> INSTRUCTION
Search the material and gather each line with "this" in it.

> Figure scripts

▬▬▬▬▬▬

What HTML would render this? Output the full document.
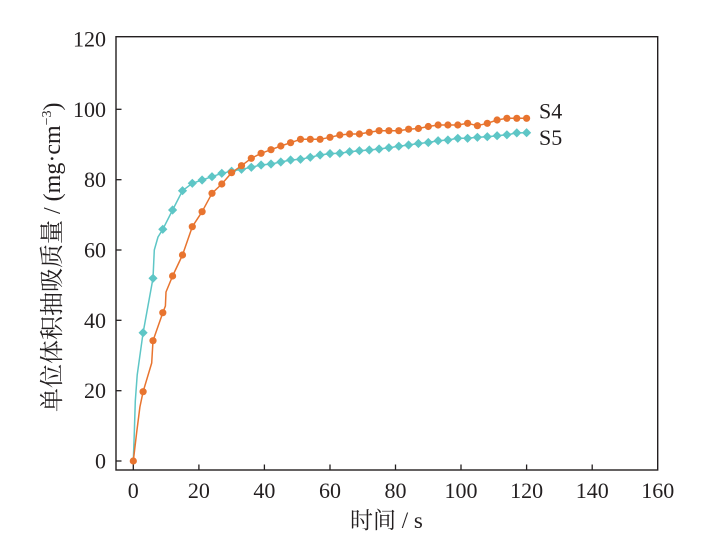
<!DOCTYPE html>
<html>
<head>
<meta charset="utf-8">
<style>
html,body{margin:0;padding:0;background:#fff;}
svg{display:block;}
text{font-family:"Liberation Serif","Noto Serif CJK SC",serif;fill:#231f20;}
</style>
</head>
<body>
<svg width="713" height="542" viewBox="0 0 713 542" xmlns="http://www.w3.org/2000/svg">
<defs>
  <g id="d">
    <polygon points="0,-4.6 4.6,0 0,4.6 -4.6,0"/>
    <circle r="3"/>
  </g>
</defs>
<rect width="713" height="542" fill="#fff"/>

<!-- frame -->
<rect x="116" y="36.7" width="541.7" height="433.3" fill="none" stroke="#231f20" stroke-width="1.4"/>

<!-- y ticks -->
<g stroke="#231f20" stroke-width="1.3">
  <line x1="116" y1="461" x2="121.5" y2="461"/>
  <line x1="116" y1="390.7" x2="121.5" y2="390.7"/>
  <line x1="116" y1="320.3" x2="121.5" y2="320.3"/>
  <line x1="116" y1="250" x2="121.5" y2="250"/>
  <line x1="116" y1="179.7" x2="121.5" y2="179.7"/>
  <line x1="116" y1="109.3" x2="121.5" y2="109.3"/>
  <line x1="133.3" y1="470" x2="133.3" y2="464.5"/>
  <line x1="198.9" y1="470" x2="198.9" y2="464.5"/>
  <line x1="264.4" y1="470" x2="264.4" y2="464.5"/>
  <line x1="330" y1="470" x2="330" y2="464.5"/>
  <line x1="395.5" y1="470" x2="395.5" y2="464.5"/>
  <line x1="461" y1="470" x2="461" y2="464.5"/>
  <line x1="526.6" y1="470" x2="526.6" y2="464.5"/>
  <line x1="592.2" y1="470" x2="592.2" y2="464.5"/>
</g>

<!-- y tick labels -->
<g font-size="22" text-anchor="end">
  <text x="106" y="468.5">0</text>
  <text x="106" y="398.2">20</text>
  <text x="106" y="327.8">40</text>
  <text x="106" y="257.5">60</text>
  <text x="106" y="187.2">80</text>
  <text x="106" y="116.8">100</text>
  <text x="106" y="46.5">120</text>
</g>

<!-- x tick labels -->
<g font-size="22" text-anchor="middle">
  <text x="133.3" y="498">0</text>
  <text x="198.9" y="498">20</text>
  <text x="264.4" y="498">40</text>
  <text x="330" y="498">60</text>
  <text x="395.5" y="498">80</text>
  <text x="461" y="498">100</text>
  <text x="526.6" y="498">120</text>
  <text x="592.2" y="498">140</text>
  <text x="657.7" y="498">160</text>
</g>

<!-- axis labels -->
<text x="350" y="528" font-size="23">时间 / s</text>
<text transform="translate(60,412) rotate(-90)" font-size="24">单位体积抽吸质量 / (mg·cm<tspan font-size="14" dy="-9">−3</tspan><tspan dy="9">)</tspan></text>

<!-- S5 teal -->
<polyline fill="none" stroke="#5ec6c6" stroke-width="1.5" stroke-linejoin="round"
points="133.3,461 134.3,433 135.3,401 137.2,375 143.1,332.7 153.0,278.3 154.3,250 158,237 162.8,229.3 172.6,210 182.5,190.7 192.3,183.3 202.1,180 212.0,176.7 221.8,173.3 231.6,171.2 241.5,169.3 251.3,167.3 261.1,165 271.0,164 280.8,162 290.6,160 300.5,159.3 310.3,157.3 320.1,155 330.0,153.6 339.8,153.3 349.6,151.7 359.4,150.7 369.3,150 379.1,149 388.9,147.7 398.8,146.2 408.6,145 418.4,143.5 428.3,142.5 438.1,140.7 447.9,140 457.8,138.3 467.6,138.3 477.4,137.3 487.3,136.7 497.1,135.7 506.9,134.8 516.8,132.9 526.6,132.7"/>
<g fill="#5ec6c6">
<use href="#d" x="143.1" y="332.7"/><use href="#d" x="153.0" y="278.3"/><use href="#d" x="162.8" y="229.3"/><use href="#d" x="172.6" y="210"/><use href="#d" x="182.5" y="190.7"/><use href="#d" x="192.3" y="183.3"/><use href="#d" x="202.1" y="180"/><use href="#d" x="212.0" y="176.7"/><use href="#d" x="221.8" y="173.3"/><use href="#d" x="231.6" y="171.2"/><use href="#d" x="241.5" y="169.3"/><use href="#d" x="251.3" y="167.3"/><use href="#d" x="261.1" y="165"/><use href="#d" x="271.0" y="164"/><use href="#d" x="280.8" y="162"/><use href="#d" x="290.6" y="160"/><use href="#d" x="300.5" y="159.3"/><use href="#d" x="310.3" y="157.3"/><use href="#d" x="320.1" y="155"/><use href="#d" x="330.0" y="153.6"/><use href="#d" x="339.8" y="153.3"/><use href="#d" x="349.6" y="151.7"/><use href="#d" x="359.4" y="150.7"/><use href="#d" x="369.3" y="150"/><use href="#d" x="379.1" y="149"/><use href="#d" x="388.9" y="147.7"/><use href="#d" x="398.8" y="146.2"/><use href="#d" x="408.6" y="145"/><use href="#d" x="418.4" y="143.5"/><use href="#d" x="428.3" y="142.5"/><use href="#d" x="438.1" y="140.7"/><use href="#d" x="447.9" y="140"/><use href="#d" x="457.8" y="138.3"/><use href="#d" x="467.6" y="138.3"/><use href="#d" x="477.4" y="137.3"/><use href="#d" x="487.3" y="136.7"/><use href="#d" x="497.1" y="135.7"/><use href="#d" x="506.9" y="134.8"/><use href="#d" x="516.8" y="132.9"/><use href="#d" x="526.6" y="132.7"/>
</g>

<!-- S4 orange -->
<polyline fill="none" stroke="#e8742f" stroke-width="1.5" stroke-linejoin="round"
points="133.3,461 136.6,433 139.9,407 143.1,391.7 151.7,363 153.0,340.7 162.8,312.7 165.4,306 166,292 172.6,276 182.5,255 192.3,226.7 202.1,211.7 212.0,193.3 221.8,184 231.6,172.7 241.5,165.7 251.3,158.3 261.1,153.3 271.0,149.7 280.8,146 290.6,142.7 300.5,139.3 310.3,139.3 320.1,139.3 330.0,137.3 339.8,135 349.6,134 359.4,134 369.3,132.3 379.1,130.7 388.9,130.7 398.8,130.7 408.6,129.2 418.4,128.5 428.3,126.5 438.1,125 447.9,125 457.8,125 467.6,123.3 477.4,125.7 487.3,123.3 497.1,120 506.9,118.3 516.8,118.3 526.6,118.3"/>
<g fill="#e8742f">
<circle r="3.6" cx="133.3" cy="461"/><circle r="3.6" cx="143.1" cy="391.7"/><circle r="3.6" cx="153.0" cy="340.7"/><circle r="3.6" cx="162.8" cy="312.7"/><circle r="3.6" cx="172.6" cy="276"/><circle r="3.6" cx="182.5" cy="255"/><circle r="3.6" cx="192.3" cy="226.7"/><circle r="3.6" cx="202.1" cy="211.7"/><circle r="3.6" cx="212.0" cy="193.3"/><circle r="3.6" cx="221.8" cy="184"/><circle r="3.6" cx="231.6" cy="172.7"/><circle r="3.6" cx="241.5" cy="165.7"/><circle r="3.6" cx="251.3" cy="158.3"/><circle r="3.6" cx="261.1" cy="153.3"/><circle r="3.6" cx="271.0" cy="149.7"/><circle r="3.6" cx="280.8" cy="146"/><circle r="3.6" cx="290.6" cy="142.7"/><circle r="3.6" cx="300.5" cy="139.3"/><circle r="3.6" cx="310.3" cy="139.3"/><circle r="3.6" cx="320.1" cy="139.3"/><circle r="3.6" cx="330.0" cy="137.3"/><circle r="3.6" cx="339.8" cy="135"/><circle r="3.6" cx="349.6" cy="134"/><circle r="3.6" cx="359.4" cy="134"/><circle r="3.6" cx="369.3" cy="132.3"/><circle r="3.6" cx="379.1" cy="130.7"/><circle r="3.6" cx="388.9" cy="130.7"/><circle r="3.6" cx="398.8" cy="130.7"/><circle r="3.6" cx="408.6" cy="129.2"/><circle r="3.6" cx="418.4" cy="128.5"/><circle r="3.6" cx="428.3" cy="126.5"/><circle r="3.6" cx="438.1" cy="125"/><circle r="3.6" cx="447.9" cy="125"/><circle r="3.6" cx="457.8" cy="125"/><circle r="3.6" cx="467.6" cy="123.3"/><circle r="3.6" cx="477.4" cy="125.7"/><circle r="3.6" cx="487.3" cy="123.3"/><circle r="3.6" cx="497.1" cy="120"/><circle r="3.6" cx="506.9" cy="118.3"/><circle r="3.6" cx="516.8" cy="118.3"/><circle r="3.6" cx="526.6" cy="118.3"/>
</g>

<!-- series labels -->
<text x="539" y="118.3" font-size="22">S4</text>
<text x="539" y="145" font-size="22">S5</text>
</svg>
</body>
</html>
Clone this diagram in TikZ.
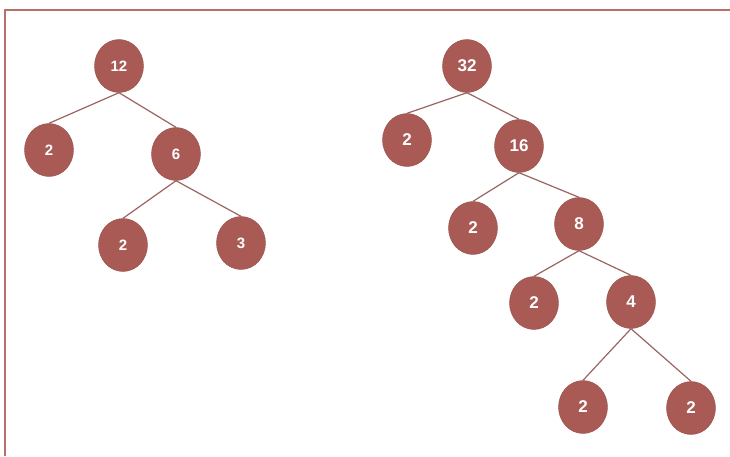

▬▬▬▬▬▬

> CORRECT RESPONSE
What HTML would render this? Output the full document.
Clone this diagram in TikZ.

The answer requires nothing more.